Material =
________________________________________
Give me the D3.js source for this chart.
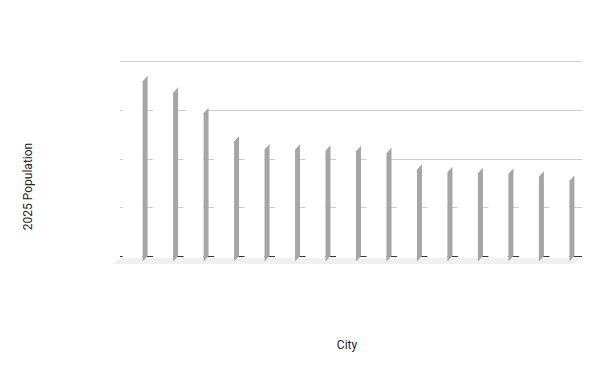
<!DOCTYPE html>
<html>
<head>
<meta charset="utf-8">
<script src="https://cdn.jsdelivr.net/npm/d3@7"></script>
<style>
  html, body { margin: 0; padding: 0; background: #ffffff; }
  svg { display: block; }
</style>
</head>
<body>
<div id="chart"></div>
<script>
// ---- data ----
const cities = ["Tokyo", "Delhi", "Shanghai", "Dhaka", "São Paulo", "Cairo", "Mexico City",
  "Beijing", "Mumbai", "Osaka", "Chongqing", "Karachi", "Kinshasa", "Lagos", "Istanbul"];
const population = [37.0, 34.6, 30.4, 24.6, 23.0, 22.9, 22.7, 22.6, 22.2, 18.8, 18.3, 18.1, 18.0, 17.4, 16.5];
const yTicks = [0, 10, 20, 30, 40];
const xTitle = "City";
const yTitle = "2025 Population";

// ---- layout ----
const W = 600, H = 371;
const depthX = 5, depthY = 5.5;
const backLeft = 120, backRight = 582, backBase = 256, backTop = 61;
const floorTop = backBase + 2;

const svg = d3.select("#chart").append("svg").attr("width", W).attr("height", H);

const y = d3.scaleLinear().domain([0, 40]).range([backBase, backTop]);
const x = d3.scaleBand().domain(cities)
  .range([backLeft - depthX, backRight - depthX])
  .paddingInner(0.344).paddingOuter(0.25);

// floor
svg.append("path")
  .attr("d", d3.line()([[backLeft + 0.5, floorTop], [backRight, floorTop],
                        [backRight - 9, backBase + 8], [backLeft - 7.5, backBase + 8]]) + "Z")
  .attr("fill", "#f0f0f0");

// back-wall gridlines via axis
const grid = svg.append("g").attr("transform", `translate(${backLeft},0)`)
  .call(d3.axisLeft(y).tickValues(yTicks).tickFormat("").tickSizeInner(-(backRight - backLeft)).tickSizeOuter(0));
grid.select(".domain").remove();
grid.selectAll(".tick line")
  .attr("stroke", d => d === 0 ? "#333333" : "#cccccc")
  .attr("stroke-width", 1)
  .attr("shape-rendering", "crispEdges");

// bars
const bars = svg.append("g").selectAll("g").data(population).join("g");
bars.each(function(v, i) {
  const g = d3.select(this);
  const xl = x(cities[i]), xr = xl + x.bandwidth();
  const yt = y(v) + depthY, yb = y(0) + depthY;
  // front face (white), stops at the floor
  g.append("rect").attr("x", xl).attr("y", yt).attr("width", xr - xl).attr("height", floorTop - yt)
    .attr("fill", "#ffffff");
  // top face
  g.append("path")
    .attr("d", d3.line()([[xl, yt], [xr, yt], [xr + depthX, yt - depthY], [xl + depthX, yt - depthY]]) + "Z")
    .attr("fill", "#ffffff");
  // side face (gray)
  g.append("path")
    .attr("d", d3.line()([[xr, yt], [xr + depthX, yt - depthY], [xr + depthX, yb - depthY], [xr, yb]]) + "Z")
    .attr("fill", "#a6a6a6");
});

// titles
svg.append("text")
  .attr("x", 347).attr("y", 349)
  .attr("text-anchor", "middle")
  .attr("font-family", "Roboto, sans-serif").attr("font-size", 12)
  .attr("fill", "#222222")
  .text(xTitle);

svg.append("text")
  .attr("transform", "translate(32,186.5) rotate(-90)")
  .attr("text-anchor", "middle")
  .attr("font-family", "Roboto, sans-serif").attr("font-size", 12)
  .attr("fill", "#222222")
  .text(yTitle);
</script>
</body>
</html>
________________________________________
What needs to be done = Give the data above again in full and unchanged, skipping the pictures.

Exercise answer =
Give me the D3.js source for this chart.
<!DOCTYPE html>
<html>
<head>
<meta charset="utf-8">
<script src="https://cdn.jsdelivr.net/npm/d3@7"></script>
<style>
  html, body { margin: 0; padding: 0; background: #ffffff; }
  svg { display: block; }
</style>
</head>
<body>
<div id="chart"></div>
<script>
// ---- data ----
const cities = ["Tokyo", "Delhi", "Shanghai", "Dhaka", "São Paulo", "Cairo", "Mexico City",
  "Beijing", "Mumbai", "Osaka", "Chongqing", "Karachi", "Kinshasa", "Lagos", "Istanbul"];
const population = [37.0, 34.6, 30.4, 24.6, 23.0, 22.9, 22.7, 22.6, 22.2, 18.8, 18.3, 18.1, 18.0, 17.4, 16.5];
const yTicks = [0, 10, 20, 30, 40];
const xTitle = "City";
const yTitle = "2025 Population";

// ---- layout ----
const W = 600, H = 371;
const depthX = 5, depthY = 5.5;
const backLeft = 120, backRight = 582, backBase = 256, backTop = 61;
const floorTop = backBase + 2;

const svg = d3.select("#chart").append("svg").attr("width", W).attr("height", H);

const y = d3.scaleLinear().domain([0, 40]).range([backBase, backTop]);
const x = d3.scaleBand().domain(cities)
  .range([backLeft - depthX, backRight - depthX])
  .paddingInner(0.344).paddingOuter(0.25);

// floor
svg.append("path")
  .attr("d", d3.line()([[backLeft + 0.5, floorTop], [backRight, floorTop],
                        [backRight - 9, backBase + 8], [backLeft - 7.5, backBase + 8]]) + "Z")
  .attr("fill", "#f0f0f0");

// back-wall gridlines via axis
const grid = svg.append("g").attr("transform", `translate(${backLeft},0)`)
  .call(d3.axisLeft(y).tickValues(yTicks).tickFormat("").tickSizeInner(-(backRight - backLeft)).tickSizeOuter(0));
grid.select(".domain").remove();
grid.selectAll(".tick line")
  .attr("stroke", d => d === 0 ? "#333333" : "#cccccc")
  .attr("stroke-width", 1)
  .attr("shape-rendering", "crispEdges");

// bars
const bars = svg.append("g").selectAll("g").data(population).join("g");
bars.each(function(v, i) {
  const g = d3.select(this);
  const xl = x(cities[i]), xr = xl + x.bandwidth();
  const yt = y(v) + depthY, yb = y(0) + depthY;
  // front face (white), stops at the floor
  g.append("rect").attr("x", xl).attr("y", yt).attr("width", xr - xl).attr("height", floorTop - yt)
    .attr("fill", "#ffffff");
  // top face
  g.append("path")
    .attr("d", d3.line()([[xl, yt], [xr, yt], [xr + depthX, yt - depthY], [xl + depthX, yt - depthY]]) + "Z")
    .attr("fill", "#ffffff");
  // side face (gray)
  g.append("path")
    .attr("d", d3.line()([[xr, yt], [xr + depthX, yt - depthY], [xr + depthX, yb - depthY], [xr, yb]]) + "Z")
    .attr("fill", "#a6a6a6");
});

// titles
svg.append("text")
  .attr("x", 347).attr("y", 349)
  .attr("text-anchor", "middle")
  .attr("font-family", "Roboto, sans-serif").attr("font-size", 12)
  .attr("fill", "#222222")
  .text(xTitle);

svg.append("text")
  .attr("transform", "translate(32,186.5) rotate(-90)")
  .attr("text-anchor", "middle")
  .attr("font-family", "Roboto, sans-serif").attr("font-size", 12)
  .attr("fill", "#222222")
  .text(yTitle);
</script>
</body>
</html>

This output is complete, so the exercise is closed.